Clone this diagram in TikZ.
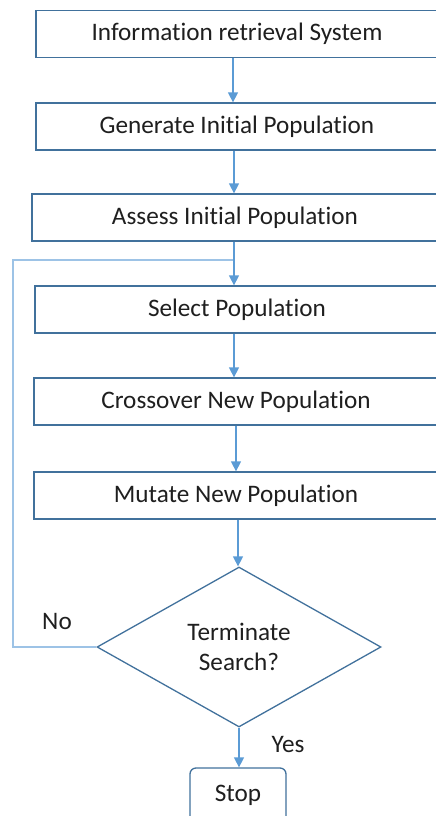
\documentclass[tikz,border=0pt]{standalone}
\usepackage{fontspec}
\setmainfont{Carlito}[Ligatures={NoCommon}]
\usetikzlibrary{shapes.geometric,arrows.meta}
\definecolor{boxline}{HTML}{41719C}
\definecolor{flow}{HTML}{5B9BD5}
\definecolor{loopline}{HTML}{9DC3E6}
\begin{document}
\begin{tikzpicture}[x=1pt,y=-1pt,
  every node/.style={font=\fontsize{25.2}{30}\selectfont, text=black!88},
  procbox/.style={draw=boxline, line width=1.3pt, fill=white, rectangle,
    minimum height=47pt, inner sep=0pt},
  decision/.style={draw=boxline, line width=1.3pt, fill=white, diamond,
    minimum width=284pt, minimum height=160pt, inner sep=0pt, align=center},
  endbox/.style={draw=boxline, line width=1.3pt, fill=white, rectangle,
    rounded corners=6pt, minimum width=96pt, minimum height=54pt, inner sep=0pt},
  flowarrow/.style={draw=flow, line width=1.4pt,
    -{Triangle[width=10pt,length=10pt]}},
  loop/.style={draw=loopline, line width=2.6pt},
  lbl/.style={inner sep=0pt}]
\useasboundingbox (0,0) rectangle (436,816);
\clip (0,0) rectangle (436,816);

% process steps
\node[procbox, minimum width=402pt] (ir)   at (237,34)    {Information retrieval System};
\node[procbox, minimum width=402pt] (gen)  at (237,126.5) {Generate Initial Population};
\node[procbox, minimum width=406pt] (ass)  at (235,217.5) {Assess Initial Population};
\node[procbox, minimum width=404pt] (sel)  at (237,309.5) {Select Population};
\node[procbox, minimum width=404pt] (cro)  at (236,401.5) {Crossover New Population};
\node[procbox, minimum width=404pt] (mut)  at (236,495.5) {Mutate New Population};

% decision and end
\node[decision] (term) at (239,647) {Terminate\\Search?};
\node[endbox] (stop) at (238,795) {Stop};

% branch labels
\node[lbl] (no)  at (57,621)  {No};
\node[lbl] (yes) at (288,744) {Yes};

% loop back from the decision
\coordinate (loopL) at (13,260);
\coordinate (join) at (234,260);
\draw[loop] (term.west) -| (loopL) -- (join);

% main flow
\draw[flowarrow] ([xshift=-4pt]ir.south)  -- ([xshift=-4pt]ir.south |- gen.north);
\draw[flowarrow] ([xshift=-3pt]gen.south) -- ([xshift=-3pt]gen.south |- ass.north);
\draw[flowarrow] ([xshift=-1pt]ass.south) -- ([xshift=-1pt]ass.south |- sel.north);
\draw[flowarrow] ([xshift=-3pt]sel.south) -- ([xshift=-3pt]sel.south |- cro.north);
\draw[flowarrow] (cro.south) -- (cro.south |- mut.north);
\draw[flowarrow] ([xshift=2pt]mut.south) -- ([xshift=2pt]mut.south |- term.north);
\draw[flowarrow] (term.south) -- (term.south |- stop.north);
\end{tikzpicture}
\end{document}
○ ○ ○ ○ ○ ○ ○
(Aim)
Please transcribe the material above exactly as written. Leave the pictures out.

(Reply)
Clone this diagram in TikZ.
\documentclass[tikz,border=0pt]{standalone}
\usepackage{fontspec}
\setmainfont{Carlito}[Ligatures={NoCommon}]
\usetikzlibrary{shapes.geometric,arrows.meta}
\definecolor{boxline}{HTML}{41719C}
\definecolor{flow}{HTML}{5B9BD5}
\definecolor{loopline}{HTML}{9DC3E6}
\begin{document}
\begin{tikzpicture}[x=1pt,y=-1pt,
  every node/.style={font=\fontsize{25.2}{30}\selectfont, text=black!88},
  procbox/.style={draw=boxline, line width=1.3pt, fill=white, rectangle,
    minimum height=47pt, inner sep=0pt},
  decision/.style={draw=boxline, line width=1.3pt, fill=white, diamond,
    minimum width=284pt, minimum height=160pt, inner sep=0pt, align=center},
  endbox/.style={draw=boxline, line width=1.3pt, fill=white, rectangle,
    rounded corners=6pt, minimum width=96pt, minimum height=54pt, inner sep=0pt},
  flowarrow/.style={draw=flow, line width=1.4pt,
    -{Triangle[width=10pt,length=10pt]}},
  loop/.style={draw=loopline, line width=2.6pt},
  lbl/.style={inner sep=0pt}]
\useasboundingbox (0,0) rectangle (436,816);
\clip (0,0) rectangle (436,816);

% process steps
\node[procbox, minimum width=402pt] (ir)   at (237,34)    {Information retrieval System};
\node[procbox, minimum width=402pt] (gen)  at (237,126.5) {Generate Initial Population};
\node[procbox, minimum width=406pt] (ass)  at (235,217.5) {Assess Initial Population};
\node[procbox, minimum width=404pt] (sel)  at (237,309.5) {Select Population};
\node[procbox, minimum width=404pt] (cro)  at (236,401.5) {Crossover New Population};
\node[procbox, minimum width=404pt] (mut)  at (236,495.5) {Mutate New Population};

% decision and end
\node[decision] (term) at (239,647) {Terminate\\Search?};
\node[endbox] (stop) at (238,795) {Stop};

% branch labels
\node[lbl] (no)  at (57,621)  {No};
\node[lbl] (yes) at (288,744) {Yes};

% loop back from the decision
\coordinate (loopL) at (13,260);
\coordinate (join) at (234,260);
\draw[loop] (term.west) -| (loopL) -- (join);

% main flow
\draw[flowarrow] ([xshift=-4pt]ir.south)  -- ([xshift=-4pt]ir.south |- gen.north);
\draw[flowarrow] ([xshift=-3pt]gen.south) -- ([xshift=-3pt]gen.south |- ass.north);
\draw[flowarrow] ([xshift=-1pt]ass.south) -- ([xshift=-1pt]ass.south |- sel.north);
\draw[flowarrow] ([xshift=-3pt]sel.south) -- ([xshift=-3pt]sel.south |- cro.north);
\draw[flowarrow] (cro.south) -- (cro.south |- mut.north);
\draw[flowarrow] ([xshift=2pt]mut.south) -- ([xshift=2pt]mut.south |- term.north);
\draw[flowarrow] (term.south) -- (term.south |- stop.north);
\end{tikzpicture}
\end{document}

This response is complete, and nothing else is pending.